* [PROBLEM] In the data that follows, count the lines in which the word "matplotlib" occurs, and report that figure alone.

* [PROVIDED DATA]
>> Begin

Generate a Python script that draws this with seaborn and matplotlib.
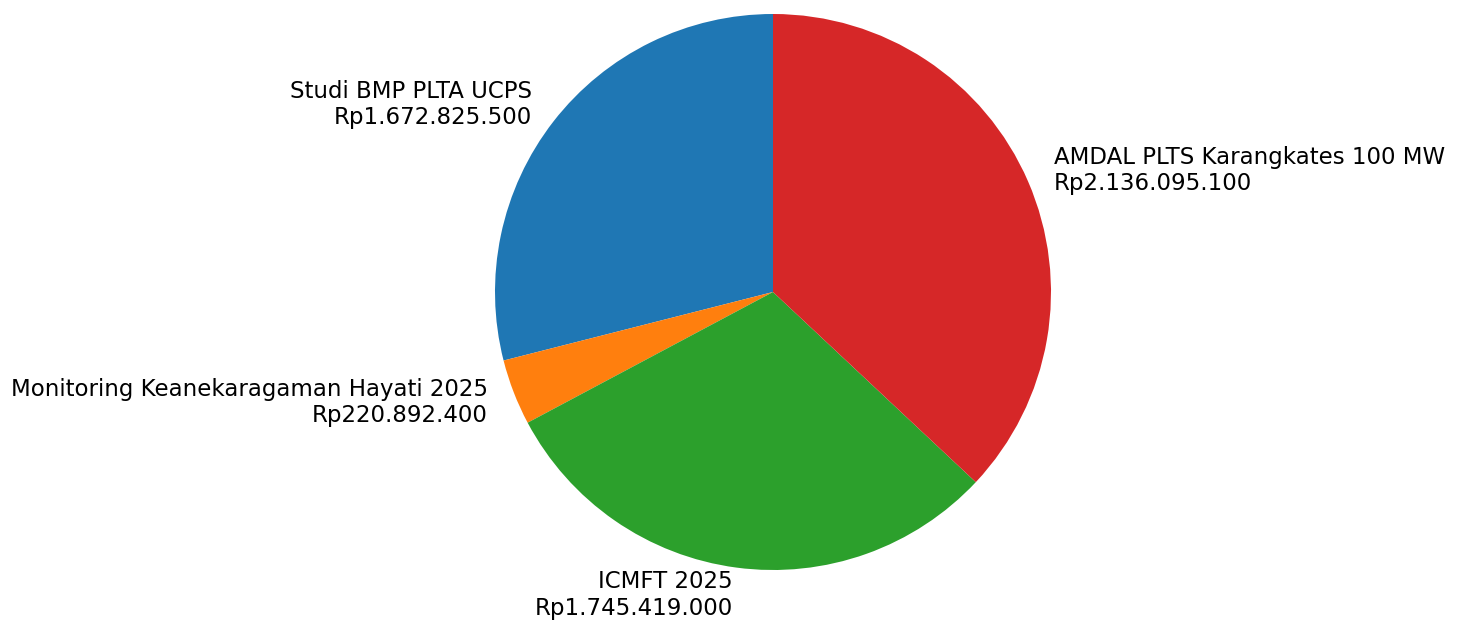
import matplotlib
matplotlib.use('Agg')
import matplotlib.pyplot as plt
import seaborn as sns

projects = ['Studi BMP PLTA UCPS', 'Monitoring Keanekaragaman Hayati 2025',
            'ICMFT 2025', 'AMDAL PLTS Karangkates 100 MW']
costs = [1672825500, 220892400, 1745419000, 2136095100]


def rupiah(v):
	return 'Rp' + f'{v:,}'.replace(',', '.')


sns.set_style('white')
colors = sns.color_palette('tab10', 4)
labels = [p + '\n' + rupiah(c) for p, c in zip(projects, costs)]

fig = plt.figure(figsize=(14.62, 6.2), dpi=100)
ax = fig.add_axes([0, 0, 1, 1])
ax.pie(costs, labels=labels, colors=colors, startangle=90,
       wedgeprops={'linewidth': 0},
       textprops={'fontsize': 16.5, 'color': 'black'})
# place the pie: centre at (773, 292) px, radius 278 px
r = 278.0
ax.set_xlim(-773 / r, (1462 - 773) / r)
ax.set_ylim(-(620 - 292) / r, 292 / r)
ax.set_aspect('auto')
ax.axis('off')

fig.savefig('out.png', dpi=100)
plt.close(fig)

>> End

* [WRITTEN RESPONSE] 4